私は、これまで褐色矮星と惑星の違いは質量だと思っていました。
質量が木星の13倍程度より大きいのが褐色矮星、小さいのが惑星だと。
しかし、これを読むと、他の星(恒星)の周囲で誕生したのが惑星、単独で誕生したのが褐色矮星ということのようです。
そこでwikiをみると、
wiki>最近では、他の主系列星の周囲に形成される原始惑星系円盤から誕生したものでなく、主系列星と同様に星雲から直接誕生するものが(真の)褐色矮星とされている。
とあります。
どうやら認識を改めなければいけないようですね。

>米・トレド大学のAdam Schneiderさんたちの研究グループは、NASAの赤外線天文衛星「WISE」(現・NEOWISE)と2μm全天観測(Two-Micron All Sky Survey; 2MASS)プロジェクトのデータを利用した研究から、これらの疑問を紐解く手がかりとなる天体を発見した。
>研究グループが見つけたのは、地球から約160光年の距離に位置する30個ほどの恒星の集団「うみへび座TWアソシエーション」の中に存在する、木星の5~10倍と非常に軽い浮遊天体「WISEA J114724.10-204021.3(WISEA 1147)」だ。こうした浮遊天体の存在はわずかしか知られていない。

アソシエーションというのはあまり耳慣れませんが、
Wiki>アソシエーション(A stellar association)は、同じ起源を持ち、重力的な束縛からは解放されているが、未だ宇宙空間を共に移動している恒星で構成される、非常に緩やかな散開星団である。同じアソシエーションに属する星であるか否かは、移動方向と星の年齢によって識別される。
ということです。
この定義を読むかぎり、アソシエーションとは散開星団の末期の姿で、さらに時間が経過すると、バラバラの星々になってしまう、逆にどんな散開星団も時間の経過とともに必ずアソシエーションになる、と理解したのですが、その理解でよいのかどうかは不明です。
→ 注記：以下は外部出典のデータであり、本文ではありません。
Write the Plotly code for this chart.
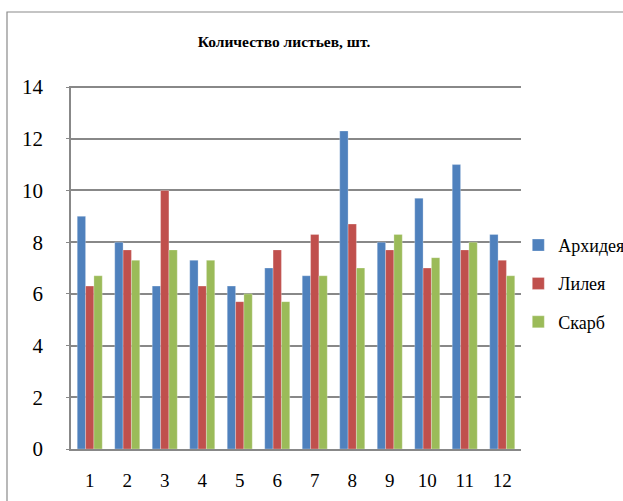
import plotly.graph_objects as go

# Количество листьев по номерам растений
categories = [str(i) for i in range(1, 13)]
arkhideya = [9.0, 8.0, 6.3, 7.3, 6.3, 7.0, 6.7, 12.3, 8.0, 9.7, 11.0, 8.3]
lileya = [6.3, 7.7, 10.0, 6.3, 5.7, 7.7, 8.3, 8.7, 7.7, 7.0, 7.7, 7.3]
skarb = [6.7, 7.3, 7.7, 7.3, 6.0, 5.7, 6.7, 7.0, 8.3, 7.4, 8.0, 6.7]

series = [
    ("Архидея", arkhideya, "#4F81BD"),
    ("Лилея", lileya, "#C0504D"),
    ("Скарб", skarb, "#9BBB59"),
]

serif = "Liberation Serif"

fig = go.Figure()
for i, (name, vals, color) in enumerate(series):
    fig.add_trace(go.Bar(
        x=categories, y=vals, name=name,
        legendgroup=f"g{i}",
        marker=dict(color=color, line=dict(color="rgba(255,255,255,0.45)", width=0.6)),
    ))

fig.update_layout(
    width=623, height=501,
    margin=dict(l=71, r=102, t=86, b=52, autoexpand=False),
    paper_bgcolor="white", plot_bgcolor="white",
    barmode="group", bargap=0.333, bargroupgap=0,
    title=dict(
        text="<b>Количество листьев, шт.</b>",
        font=dict(family=serif, size=15.5, color="black"),
        x=284 / 623, xanchor="center",
        y=1 - 42 / 501, yanchor="middle",
    ),
    font=dict(family=serif, color="black"),
    legend=dict(
        x=0.994, xanchor="left", y=0.455, yanchor="middle",
        font=dict(family=serif, size=18, color="black"),
        tracegroupgap=12, bgcolor="rgba(0,0,0,0)",
    ),
    showlegend=True,
)

fig.update_xaxes(
    type="category", automargin=False,
    showline=True, linecolor="#888888", linewidth=1.5,
    showgrid=False, ticks="", ticklabelstandoff=13,
    tickfont=dict(family=serif, size=19, color="black"),
)
fig.update_yaxes(
    range=[0, 14.04], dtick=2, tick0=0, automargin=False,
    showline=True, linecolor="#888888", linewidth=1.5,
    showgrid=True, gridcolor="#888888", gridwidth=1.5,
    zeroline=False,
    ticks="outside", ticklen=3, tickcolor="#888888",
    ticklabelstandoff=19,
    tickfont=dict(family=serif, size=21, color="black"),
)

# Рамка области диаграммы
fig.add_shape(
    type="rect", xref="paper", yref="paper",
    x0=(7 - 71) / 450, x1=2.0, y0=-1.0, y1=(449 - 12) / 363,
    line=dict(color="#8a8a8a", width=1.2), fillcolor="rgba(0,0,0,0)",
    layer="below",
)

fig.write_html("out.html")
「木星の5~10倍」であれば、質量だけから判断すれば当然惑星に分類されるはずですし、概要でも「惑星質量の天体」と書いていますが、起源も合わせて考えると、後でみるように必ずしもそうはならないようですね。

>うみへび座TWアソシエーションの星々の年齢は、500万歳から1000万歳ととても若く、そのためWISEA 1147も約1000万歳と考えられる。一方、惑星が形成されるには少なくとも1000万年を要し、その惑星が誕生した生まれ故郷から追い出されるのはさらに後のことだろうと考えると、WISEA 1147は惑星ではなく褐色矮星と考えられる。

単独で誕生したのが褐色矮星、恒星系の一部として誕生したのが惑星であり、後者が恒星系の外に追い出されても起源からいって惑星のままということです。
そして、今回問題の天体は単独で誕生したから褐色矮星なのだと。

>無数に存在するとみられる孤独な浮遊天体のうち、褐色矮星と惑星の割合がどうなっているのかは全く不明だ。その割合を解明するためには、WISEA 1147のような天体を調べ誕生の起源に迫ることが重要になってくる。

褐色矮星と惑星の割合を解明することが目標のようですが、起源が異なると天体の物理的性質がどう異なるのか分からず、それを解明することが重要なのかどうかも判断できません。
まあ、私の勉強不足のせいでしょうけど。